One other thing…there was Mr. Brownie. He was the overseeing operator of the Dams and plant at pit 5 – Living in a clapboard house up the southern hill from the Dam (sliding gate type) he would always let us in to the ladders to the shive space above the gates in June to pick the salmon flies off the cables. We would keep them in screened cottage cheeze tubs and unless you were all thumbs and were un aware of the year you were born, each one of those salmon flies was a trout looking for a place in your kreel. What times… enough I have told enough. LOL.
Enjoyed your posts Dave Selvey. Thanks Cal Trout for your efforts. Steve
You many not have gotten everything you wanted in the negotiation, but I, for one, am extremely grateful that you’re fighting the good fight. Thank you. Keep it up.

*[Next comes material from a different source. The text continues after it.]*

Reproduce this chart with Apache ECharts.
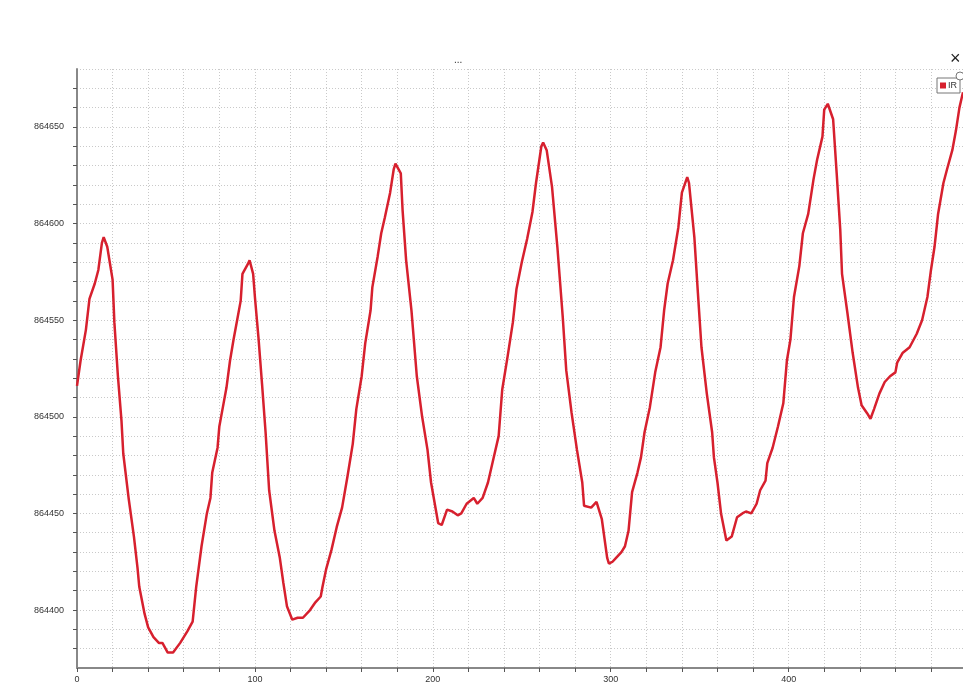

I fished the Pit river 3 and 4 since the eighties. After the water flows were raised above 250cfs. Which are unsafe and impossible to wade at either of these two areas. We have had to move out of state to find fishing as good as the Pit. I am sorry someone made the decision to ruin the best Blue Ribbon River in California. 250cfs is fishable anything above that is not. I have to add this. There were still twenty inch fish in Pit 3. They were fished out of Pit 4. The whole river should have been catch and release.